→ **STATED GOAL**
Omit pictures and quote the listing below line by line, from its start through the line that holds "const isDecade = (v: number)".

→ **INFORMATION SUPPLIED**

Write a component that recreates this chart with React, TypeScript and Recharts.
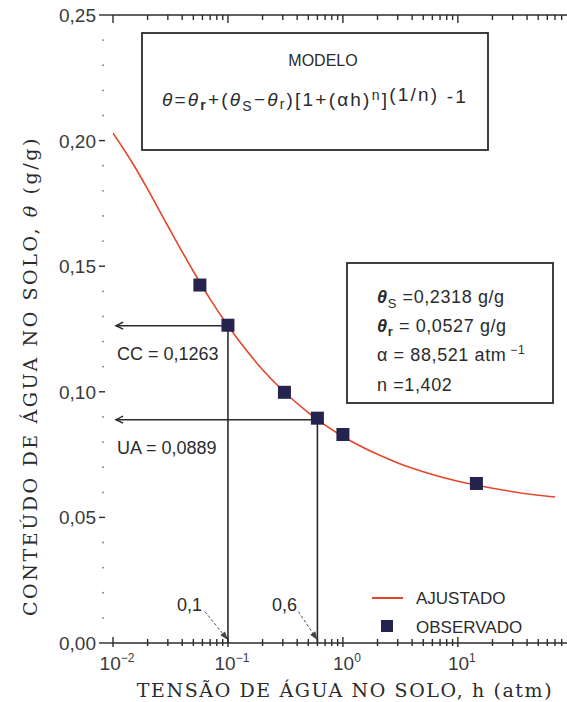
import React from 'react';
import { ComposedChart, Line, Scatter, XAxis, YAxis, ReferenceLine } from 'recharts';

// fitted van Genuchten curve
const curveH = [0.01, 0.015, 0.02, 0.03, 0.05, 0.07, 0.1, 0.15, 0.2, 0.3, 0.5, 0.6, 1, 2, 3, 5, 10, 20, 50, 70];
const curveTheta = [0.203, 0.1906, 0.1807, 0.166, 0.148, 0.1369, 0.1263, 0.1156, 0.1088, 0.1005, 0.0917, 0.0889, 0.0822, 0.0751, 0.0717, 0.0682, 0.0644, 0.0616, 0.0588, 0.0581];

// observed points
const obsH = [0.057, 0.1, 0.31, 0.6, 1.0, 14.5];
const obsTheta = [0.1425, 0.1265, 0.0998, 0.0895, 0.083, 0.0635];

const yTicks = [0, 0.01, 0.02, 0.03, 0.04, 0.05, 0.06, 0.07, 0.08, 0.09, 0.1, 0.11, 0.12, 0.13, 0.14, 0.15, 0.16, 0.17, 0.18, 0.19, 0.2, 0.21, 0.22, 0.23, 0.24, 0.25];
const decades = [0.01, 0.1, 1, 10];
const decadeExp = ['\u22122', '\u22121', '0', '1'];
const xMax = 89;

// CC / UA annotations
const ccTheta = 0.1263;
const ccH = 0.1;
const uaTheta = 0.0889;
const uaH = 0.6;

const curve = curveH.map((h, i) => ({ h, theta: curveTheta[i] }));
const observed = obsH.map((h, i) => ({ h, theta: obsTheta[i] }));
const xTicks = decades
  .flatMap((d) => [1, 2, 3, 4, 5, 6, 7, 8, 9].map((k) => +(d * k).toPrecision(2)))
  .filter((v) => v <= xMax);

const TOP = 15;
const BOTTOM = 643;

const SANS = 'Liberation Sans, Arial, sans-serif';
const SERIF = 'DejaVu Serif, serif';
const INK = '#2b2b2b';
const RED = '#e5452c';
const NAVY = '#24244f';

const isDecade = (v: number) => decades.some((d) => Math.abs(d - v) < 1e-9);

function LeftTick({ x, y, payload }: any) {
  const v = payload.value;
  const major = Math.round(v * 100) % 5 === 0;
  if (!major) return <circle cx={x - 10} cy={y} r={0.9} fill="#777" />;
  const edge = v === 0 || v === 0.25;
  return (
    <g>
      <line x1={x - 14} x2={edge ? x : x - 8} y1={y} y2={y} stroke={INK} strokeWidth={1.4} />
      <text x={x - 17} y={y + 7} textAnchor="end" fontSize={19} fontFamily={SANS} fill="#3a3a3a">
        {v.toFixed(2).replace('.', ',')}
      </text>
    </g>
  );
}

function BottomTick({ x, payload }: any) {
  const di = decades.findIndex((d) => Math.abs(d - payload.value) < 1e-9);
  const major = di >= 0;
  return (
    <g>
      <path d={`M${x},${BOTTOM + (major ? 4 : 3)} V${BOTTOM - (major ? 6 : 4)}`} stroke={INK} strokeWidth={1.4} fill="none" />
      {major && (
        <text x={x + 4} y={BOTTOM + 27} textAnchor="middle" fontSize={19} fontFamily={SANS} fill="#3a3a3a">
          10
          <tspan dy={-8} fontSize={12}>{decadeExp[di]}</tspan>
        </text>
      )}
    </g>
  );
}

function TopTick({ x, payload }: any) {
  const major = isDecade(payload.value);
  return <path d={`M${x},${TOP} V${TOP + (major ? 8 : 5)}`} stroke={INK} strokeWidth={1.4} fill="none" />;
}

function ArrowLine(props: any) {
  const { x1, y1, x2, y2 } = props;
  const a = Math.atan2(y1 - y2, x1 - x2);
  const l = 8;
  return (
    <g>
      <line x1={x1} y1={y1} x2={x2} y2={y2} stroke={INK} strokeWidth={1.6} />
      <path
        d={`M${x1 - l * Math.cos(a - 0.45)},${y1 - l * Math.sin(a - 0.45)} L${x1},${y1} L${x1 - l * Math.cos(a + 0.45)},${y1 - l * Math.sin(a + 0.45)}`}
        fill="none"
        stroke={INK}
        strokeWidth={1.4}
      />
    </g>
  );
}

function DashArrow(props: any) {
  const { x1, y1, x2, y2 } = props;
  const a = Math.atan2(y2 - y1, x2 - x1);
  const l = 9;
  return (
    <g>
      <line x1={x1} y1={y1} x2={x2} y2={y2} stroke="#555" strokeWidth={1} strokeDasharray="3 2" />
      <path
        d={`M${x2},${y2} L${x2 - l * Math.cos(a - 0.35)},${y2 - l * Math.sin(a - 0.35)} L${x2 - l * Math.cos(a + 0.35)},${y2 - l * Math.sin(a + 0.35)} Z`}
        fill="#444"
      />
    </g>
  );
}

function Square({ cx, cy }: any) {
  return <rect x={cx - 6.5} y={cy - 6.5} width={13} height={13} fill={NAVY} />;
}

export default function App() {
  return (
    <div style={{ position: 'absolute', left: 0, top: 0, width: 567, height: 702, background: '#fff' }}>
      <ComposedChart width={567} height={702} margin={{ top: TOP - 1, right: 0, bottom: 0, left: 0 }}>
        <XAxis
          dataKey="h"
          type="number"
          scale="log"
          domain={[0.01, xMax]}
          allowDataOverflow
          ticks={xTicks}
          interval={0}
          height={702 - BOTTOM}
          tickSize={0}
          tickMargin={0}
          tickLine={false}
          axisLine={{ stroke: INK, strokeWidth: 1.6 }}
          tick={BottomTick}
        />
        <XAxis
          xAxisId="top"
          orientation="top"
          dataKey="h"
          type="number"
          scale="log"
          domain={[0.01, xMax]}
          allowDataOverflow
          ticks={xTicks}
          interval={0}
          height={1}
          tickSize={0}
          tickMargin={0}
          tickLine={false}
          axisLine={{ stroke: INK, strokeWidth: 1.6 }}
          tick={TopTick}
        />
        <YAxis
          type="number"
          domain={[0, 0.25]}
          ticks={yTicks}
          interval={0}
          width={113}
          tickSize={0}
          tickMargin={0}
          tickLine={false}
          axisLine={false}
          tick={LeftTick}
        />
        <ReferenceLine segment={[{ x: 0.0106, y: ccTheta }, { x: ccH, y: ccTheta }]} shape={ArrowLine} />
        <ReferenceLine segment={[{ x: ccH, y: ccTheta }, { x: ccH, y: 0 }]} stroke={INK} strokeWidth={1.6} />
        <ReferenceLine segment={[{ x: 0.0106, y: uaTheta }, { x: uaH, y: uaTheta }]} shape={ArrowLine} />
        <ReferenceLine segment={[{ x: uaH, y: uaTheta }, { x: uaH, y: 0 }]} stroke={INK} strokeWidth={1.6} />
        <ReferenceLine segment={[{ x: 0.063, y: 0.0125 }, { x: ccH, y: 0.0012 }]} shape={DashArrow} />
        <ReferenceLine segment={[{ x: 0.41, y: 0.0125 }, { x: uaH, y: 0.0012 }]} shape={DashArrow} />
        <Line xAxisId="top" data={curve} dataKey="theta" type="monotone" stroke={RED} strokeWidth={1.6} dot={false} isAnimationActive={false} />
        <Scatter data={observed} dataKey="theta" fill={NAVY} shape={Square} isAnimationActive={false} />
      </ComposedChart>

      <svg width={567} height={702} style={{ position: 'absolute', left: 0, top: 0, pointerEvents: 'none' }}>
        {/* model box */}
        <rect x={142} y={33} width={346} height={117} fill="none" stroke={INK} strokeWidth={1.8} />
        <text x={323} y={66} textAnchor="middle" fontSize={16} fontFamily={SANS} fill={INK}>MODELO</text>
        <text x={162} y={106} fontSize={19} fontFamily={SANS} fill={INK} letterSpacing={2.2}>
          <tspan fontStyle="italic">θ</tspan>=<tspan fontStyle="italic">θ</tspan>
          <tspan dy={4} fontSize={14} fontWeight="bold">r</tspan>
          <tspan dy={-4}>+(</tspan><tspan fontStyle="italic">θ</tspan>
          <tspan dy={5} fontSize={14}>S</tspan>
          <tspan dy={-5}>−</tspan><tspan fontStyle="italic">θ</tspan>
          <tspan dy={3} fontSize={14}>r</tspan>
          <tspan dy={-3}>)[1+(αh)</tspan>
          <tspan dy={-6} fontSize={14}>n</tspan>
          <tspan dy={6}>]</tspan>
          <tspan dy={-5}>(1/n)</tspan>
          <tspan dy={2}> -1</tspan>
        </text>

        {/* parameter box */}
        <rect x={347} y={263} width={206} height={140} fill="none" stroke={INK} strokeWidth={1.8} />
        <g fontSize={18} fontFamily={SANS} fill={INK} letterSpacing={0.6}>
          <text x={377} y={303}>
            <tspan fontStyle="italic" fontWeight="bold">θ</tspan>
            <tspan dy={5} fontSize={13}>S</tspan>
            <tspan dy={-5}> =0,2318 g/g</tspan>
          </text>
          <text x={377} y={332}>
            <tspan fontStyle="italic" fontWeight="bold">θ</tspan>
            <tspan dy={4} fontSize={13} fontWeight="bold">r</tspan>
            <tspan dy={-4}> = 0,0527 g/g</tspan>
          </text>
          <text x={377} y={361}>
            α  = 88,521 atm<tspan dy={-7} fontSize={12}> −1</tspan>
          </text>
          <text x={377} y={391}>n  =1,402</text>
        </g>

        {/* annotation labels */}
        <g fontSize={18} fontFamily={SANS} fill={INK}>
          <text x={117} y={360}>CC = 0,1263</text>
          <text x={117} y={454}>UA = 0,0889</text>
          <text x={177} y={611}>0,1</text>
          <text x={272} y={611}>0,6</text>
        </g>

        {/* legend */}
        <line x1={372} x2={403} y1={598} y2={598} stroke={RED} strokeWidth={2} />
        <rect x={381} y={620} width={12} height={12} fill={NAVY} />
        <g fontSize={17} fontFamily={SANS} fill={INK}>
          <text x={416} y={604}>AJUSTADO</text>
          <text x={416} y={633}>OBSERVADO</text>
        </g>

        {/* axis titles */}
        <text x={345} y={697} textAnchor="middle" fontSize={19} fontFamily={SERIF} fill={INK} letterSpacing={1.6}>
          TENSÃO DE ÁGUA NO SOLO, h (atm)
        </text>
        <text
          x={0}
          y={0}
          transform="translate(37,376) rotate(-90)"
          textAnchor="middle"
          fontSize={19}
          fontFamily={SERIF}
          fill={INK}
          letterSpacing={2.6}
        >
          CONTEÚDO DE ÁGUA NO SOLO, <tspan fontStyle="italic">θ</tspan> (g/g)
        </text>
      </svg>
    </div>
  );
}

→ **EXPECTED OUTPUT**
Write a component that recreates this chart with React, TypeScript and Recharts.
import React from 'react';
import { ComposedChart, Line, Scatter, XAxis, YAxis, ReferenceLine } from 'recharts';

// fitted van Genuchten curve
const curveH = [0.01, 0.015, 0.02, 0.03, 0.05, 0.07, 0.1, 0.15, 0.2, 0.3, 0.5, 0.6, 1, 2, 3, 5, 10, 20, 50, 70];
const curveTheta = [0.203, 0.1906, 0.1807, 0.166, 0.148, 0.1369, 0.1263, 0.1156, 0.1088, 0.1005, 0.0917, 0.0889, 0.0822, 0.0751, 0.0717, 0.0682, 0.0644, 0.0616, 0.0588, 0.0581];

// observed points
const obsH = [0.057, 0.1, 0.31, 0.6, 1.0, 14.5];
const obsTheta = [0.1425, 0.1265, 0.0998, 0.0895, 0.083, 0.0635];

const yTicks = [0, 0.01, 0.02, 0.03, 0.04, 0.05, 0.06, 0.07, 0.08, 0.09, 0.1, 0.11, 0.12, 0.13, 0.14, 0.15, 0.16, 0.17, 0.18, 0.19, 0.2, 0.21, 0.22, 0.23, 0.24, 0.25];
const decades = [0.01, 0.1, 1, 10];
const decadeExp = ['\u22122', '\u22121', '0', '1'];
const xMax = 89;

// CC / UA annotations
const ccTheta = 0.1263;
const ccH = 0.1;
const uaTheta = 0.0889;
const uaH = 0.6;

const curve = curveH.map((h, i) => ({ h, theta: curveTheta[i] }));
const observed = obsH.map((h, i) => ({ h, theta: obsTheta[i] }));
const xTicks = decades
  .flatMap((d) => [1, 2, 3, 4, 5, 6, 7, 8, 9].map((k) => +(d * k).toPrecision(2)))
  .filter((v) => v <= xMax);

const TOP = 15;
const BOTTOM = 643;

const SANS = 'Liberation Sans, Arial, sans-serif';
const SERIF = 'DejaVu Serif, serif';
const INK = '#2b2b2b';
const RED = '#e5452c';
const NAVY = '#24244f';

const isDecade = (v: number) => decades.some((d) => Math.abs(d - v) < 1e-9);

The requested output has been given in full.